I still have this attitude to clothes and I still have chunky legs. When I wear skirts and dresses that end a few inches above the knee I am not trying to look sexy or attractive, I just like these clothes. I dress in outfits that I enjoy wearing and neither want nor expect to attract attention. Given my advancing age I sometimes think that I should conform a little more, but then decide that this is not necessary; it is my body and I will dress as I like. If others think my style unattractive or unflattering then I can live with that. I don’t really expect to be noticed and I am comfortable with the way that I dress.

On my journey into town yesterday I was wearing trackies and a hoody (another look unlikely to flatter but very practical for a walk) so nobody could accuse me of trying to attract attention. I can only think that the man who made the comments noted that I was a woman alone on a deserted stretch of footpath between fields. I wonder if he thought that I was vulnerable. Once again the media promotes caution amongst women, suggesting that they do not go out alone for fear of attack. A lone woman is cast as a potential victim.

I am not going to live my life expecting to be victimised. When we read of a woman being attacked we should remember that large numbers travel freely and safely on a regular basis without coming to any harm. Most men are not assailants. There are some of course; it is possible to be caught in the wrong place at the wrong time and to be unlucky, but this is rare. I will not live my life behind locked doors nor view every strange man as an assaulter just because the media stirs up fear to gain attention.

Having a teenage daughter I have to be careful of the advice that I give her on this subject. With her tall, willowy figure she looks fabulous in whatever outfit she chooses be it short skirts and strappy tops or jeans and a t shirt. When she goes out with her friends I advise her to travel with the pack and to keep her mobile phone to hand but I do not ban her from going alone to a meet up point. It would be impractical and unfair to stop her from going out or to suggest that I should accompany her every time. I have to allow her to gain her independence even if I do worry about her every step of the way. The simple precautions that can be taken to deal with ‘stranger danger’ are one thing but warning her against all men is too much of a sweeping condemnation of an entire gender. I have sons too.

I would be devastated if my daughter were attacked (and would be none too pleased if it happened to me) but I would also be devastated if she were run over by a car. I will not ban her from crossing roads and I will not ban her from going out to socialise. What I will do is to ensure that she understands the potential dangers and knows how to take steps to avoid them. I will trust the boys that she is friends with to treat her with respect and will not assume that they mean to harm her for their own gratification.

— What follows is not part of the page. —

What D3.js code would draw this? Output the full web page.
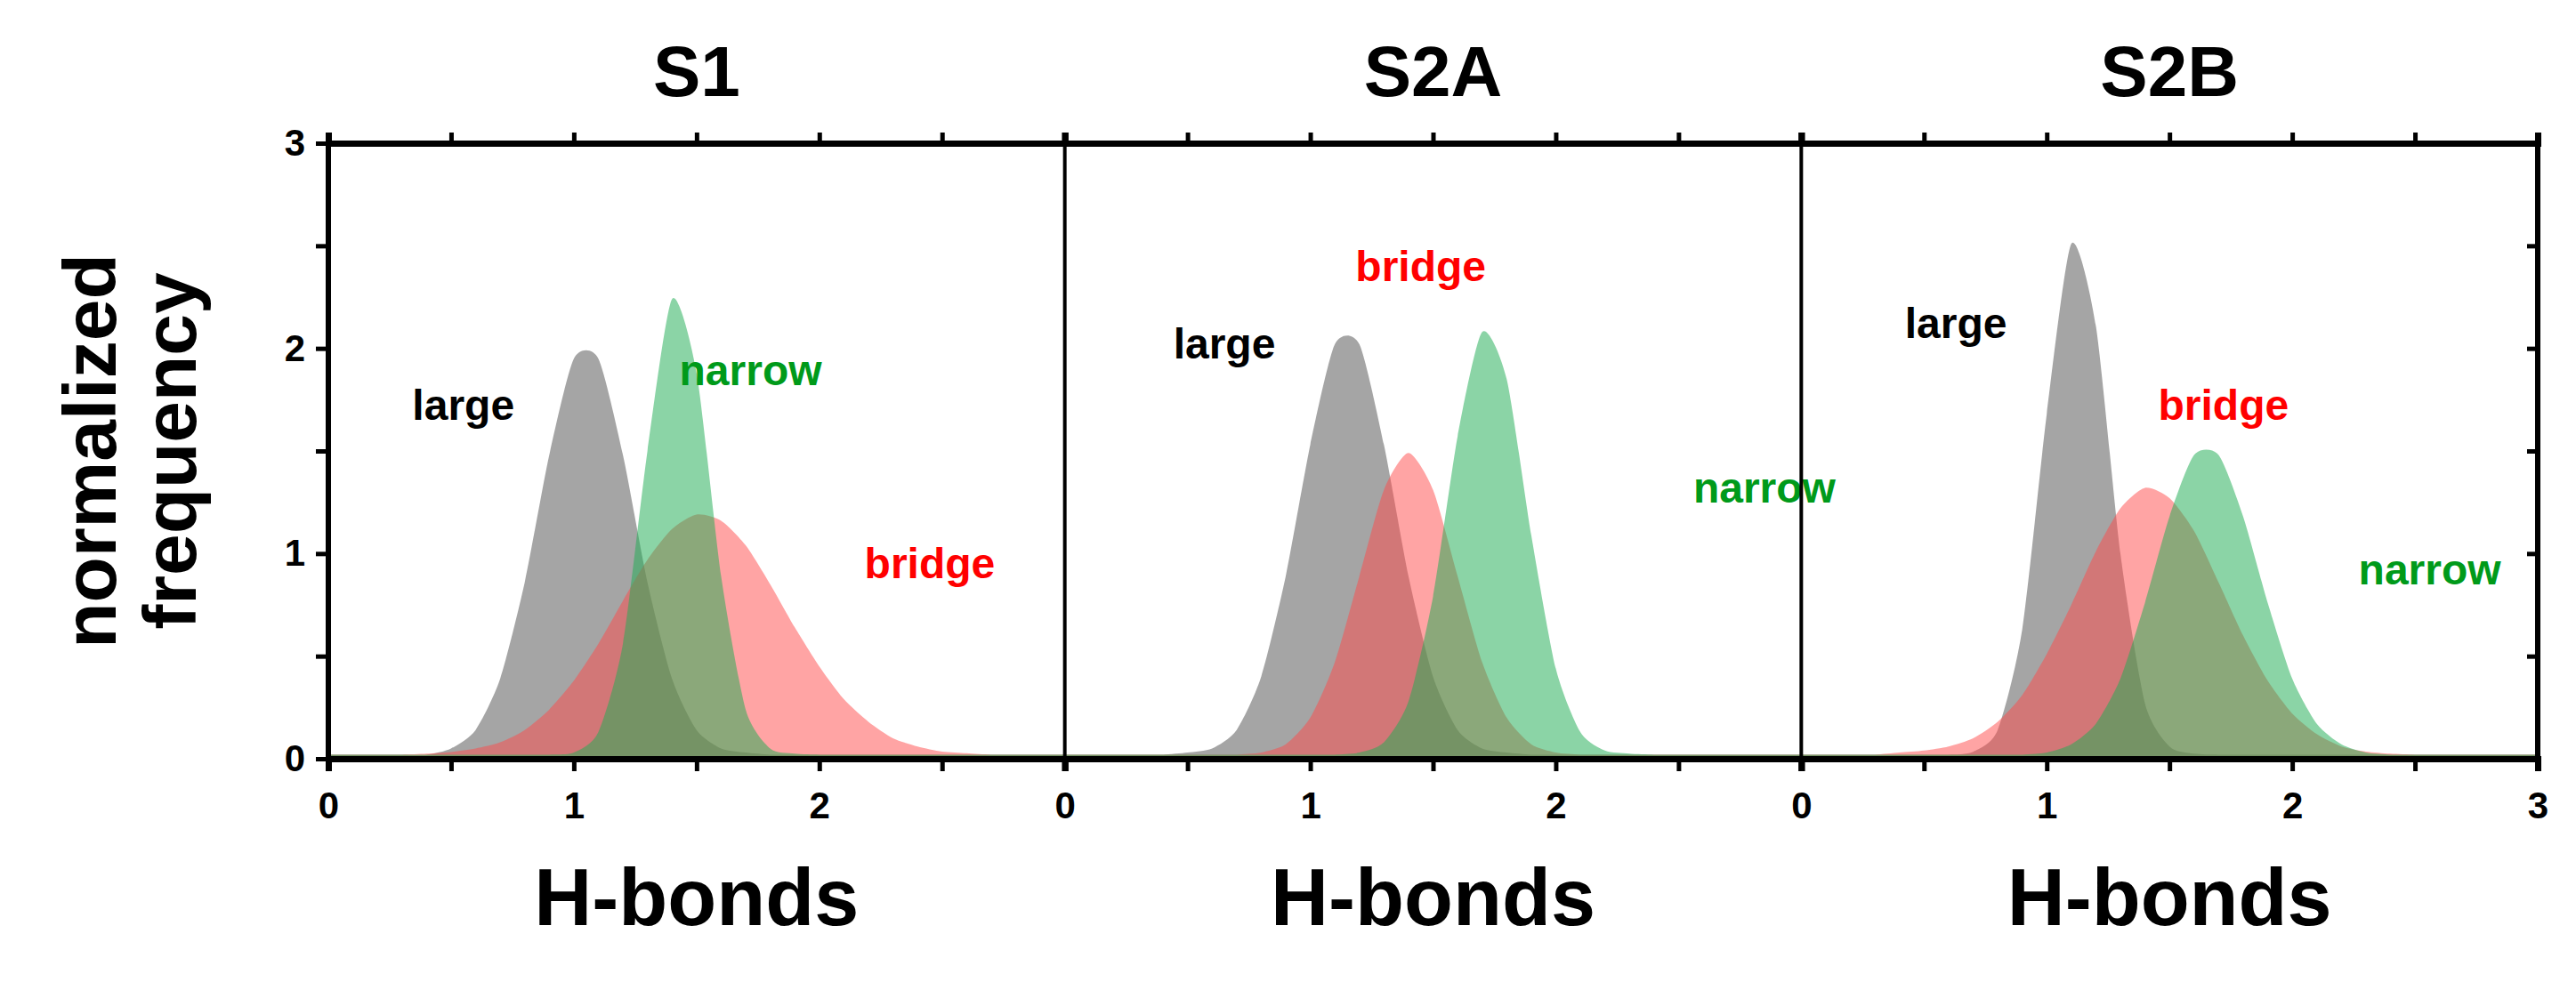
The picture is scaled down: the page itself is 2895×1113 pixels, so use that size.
<!DOCTYPE html>
<html><head><meta charset="utf-8">
<script src="https://cdn.jsdelivr.net/npm/d3@7"></script>
<style>body{margin:0;background:#fff}text{font-family:"Liberation Sans",Arial,sans-serif;font-weight:bold}</style>
</head><body><svg id="c" width="2895" height="1113"></svg>
<script>
const xs = d3.range(0, 31).map(i => i / 10);
const panels = ["S1", "S2A", "S2B"];
const xTicks = [0, 1, 2, 3];
const yTicks = [0, 1, 2, 3];
// values at x = 0.0, 0.1, ... 3.0
const s1Large  = [0,0,0,0,0,.03,.12,.37,.84,1.46,1.93,1.93,1.46,.84,.37,.12,.03,.01,0,0,0,0,0,0,0,0,0,0,0,0,0];
const s1Narrow = [0,0,0,0,0,0,0,0,0,0,.01,.11,.54,1.48,2.22,1.86,.87,.22,.03,.005,0,0,0,0,0,0,0,0,0,0,0];
const s1Bridge = [0,0,0,0,.005,.013,.03,.06,.12,.22,.36,.54,.75,.95,1.10,1.17,1.14,1.02,.83,.62,.43,.27,.16,.08,.04,.015,.007,0,0,0,0];
const s2aLarge  = [0,0,0,0,0,.01,.03,.12,.38,.87,1.51,2.0,2.0,1.51,.87,.38,.12,.03,.01,0,0,0,0,0,0,0,0,0,0,0,0];
const s2aNarrow = [0,0,0,0,0,0,0,0,0,0,0,0,.01,.06,.26,.77,1.55,2.06,1.83,1.07,.42,.11,.02,.005,0,0,0,0,0,0,0];
const s2aBridge = [0,0,0,0,0,0,0,0,.01,.05,.18,.45,.87,1.29,1.47,1.29,.87,.45,.18,.05,.01,0,0,0,0,0,0,0,0,0,0];
const s2bLarge  = [0,0,0,0,0,0,0,.014,.12,.61,1.66,2.49,2.09,.98,.25,.04,.005,0,0,0,0,0,0,0,0,0,0,0,0,0,0];
const s2bNarrow = [0,0,0,0,0,0,0,0,0,0,.01,.05,.15,.37,.74,1.16,1.46,1.46,1.16,.74,.37,.15,.05,.01,0,0,0,0,0,0,0];
const s2bBridge = [0,0,0,0,.01,.02,.04,.08,.16,.29,.49,.73,.99,1.20,1.30,1.25,1.09,.84,.58,.36,.20,.10,.04,.015,.005,0,0,0,0,0,0];
const seriesNames = ["large", "bridge", "narrow"];
const panelData = [[s1Large, s1Bridge, s1Narrow],[s2aLarge, s2aBridge, s2aNarrow],[s2bLarge, s2bBridge, s2bNarrow]];
const fills = {large:"#7a7a7a", bridge:"#ff4a4a", narrow:"#20ad55"};
const ops = {large:0.68, bridge:0.5, narrow:0.52};
const textCol = {large:"#000", bridge:"#ff0000", narrow:"#009a1a"};
// label anchor positions in data units [x,y]
const labelPos = [
  {large:[0.55,1.65], narrow:[1.72,1.82], bridge:[2.45,0.88]},
  {large:[0.65,1.95], bridge:[1.45,2.33], narrow:[2.85,1.25]},
  {large:[0.63,2.05], bridge:[1.72,1.65], narrow:[2.56,0.85]}
];
(function(){
const svg = d3.select("#c");
const L = 369, R = 2852, T = 161, B = 853;
const pw = (R - L) / 3;
const y = d3.scaleLinear().domain([0, 3]).range([B, T]);
const base = 0.02;
panels.forEach((p, i) => {
  const x = d3.scaleLinear().domain([0, 3]).range([L + i * pw, L + (i + 1) * pw]);
  const g = svg.append("g");
  const area = d3.area().x((d, k) => x(xs[k])).y0(y(0)).y1(d => y(d + base)).curve(d3.curveCardinal.tension(0.3));
  seriesNames.forEach((s, j) => {
    g.append("path").attr("d", area(panelData[i][j])).attr("fill", fills[s]).attr("fill-opacity", ops[s]);
  });
  seriesNames.forEach((s) => {
    const lp = labelPos[i][s];
    g.append("text").attr("x", x(lp[0])).attr("y", y(lp[1])).attr("text-anchor", "middle")
      .attr("font-size", 48).attr("fill", textCol[s]).text(s);
  });
  const bAx = d3.axisBottom(x).tickValues(d3.range(0, 3.01, 0.5)).tickSize(14).tickFormat(d => (d % 1 === 0 && (i === 2 || d < 3)) ? d : "");
  const ga = svg.append("g").attr("transform", `translate(0,${B})`).call(bAx);
  ga.select(".domain").attr("stroke-width", 7);
  ga.selectAll(".tick line").attr("stroke-width", 5);
  ga.selectAll(".tick text").attr("font-size", 42).attr("dy", "1.2em").attr("font-family", "Liberation Sans");
  const tAx = d3.axisTop(x).tickValues(d3.range(0, 3.01, 0.5)).tickSize(12).tickFormat("");
  const gt = svg.append("g").attr("transform", `translate(0,${T})`).call(tAx);
  gt.select(".domain").attr("stroke-width", 7);
  gt.selectAll(".tick line").attr("stroke-width", 5);
  svg.append("line").attr("x1", x(0)).attr("x2", x(0)).attr("y1", T).attr("y2", B).attr("stroke", "#000").attr("stroke-width", i === 0 ? 6 : 4);
  svg.append("text").attr("x", x(1.5)).attr("y", 108).attr("text-anchor", "middle").attr("font-size", 80).text(p);
  svg.append("text").attr("x", x(1.5)).attr("y", 1040).attr("text-anchor", "middle").attr("font-size", 90).text("H-bonds");
});
svg.append("line").attr("x1", R).attr("x2", R).attr("y1", T).attr("y2", B).attr("stroke", "#000").attr("stroke-width", 6);
const yAx = d3.axisLeft(y).tickValues(d3.range(0, 3.01, 0.5)).tickSize(14).tickFormat(d => d % 1 === 0 ? d : "");
const gy = svg.append("g").attr("transform", `translate(${L},0)`).call(yAx);
gy.select(".domain").remove();
gy.selectAll(".tick line").attr("stroke-width", 5);
gy.selectAll(".tick text").attr("font-size", 42).attr("font-family", "Liberation Sans").attr("x", -26);
const yr = d3.axisLeft(y).tickValues(d3.range(0, 3.01, 0.5)).tickSize(12).tickFormat("");
const gr = svg.append("g").attr("transform", `translate(${R},0)`).call(yr);
gr.select(".domain").remove();
gr.selectAll(".tick line").attr("stroke-width", 5);
svg.append("text").attr("transform", "translate(130,507) rotate(-90)").attr("text-anchor", "middle").attr("font-size", 84).text("normalized");
svg.append("text").attr("transform", "translate(220,507) rotate(-90)").attr("text-anchor", "middle").attr("font-size", 84).text("frequency");
})();
</script></body></html>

While people accept the premise that a girl who dresses provocatively deserves her fate if she is subsequently assaulted, the myth of a man’s inability to control his actions will be accepted and perpetuated. The sexist jokes will continue and the weaker men will absolve themselves of responsibility. All of us, male and female, need to take responsibility for what we do, but how we choose to dress shouldn’t come into it. Our conversation and actions are the indicators of how we wish to proceed. It is those that should be noted and, with the participants consent, may be acted on.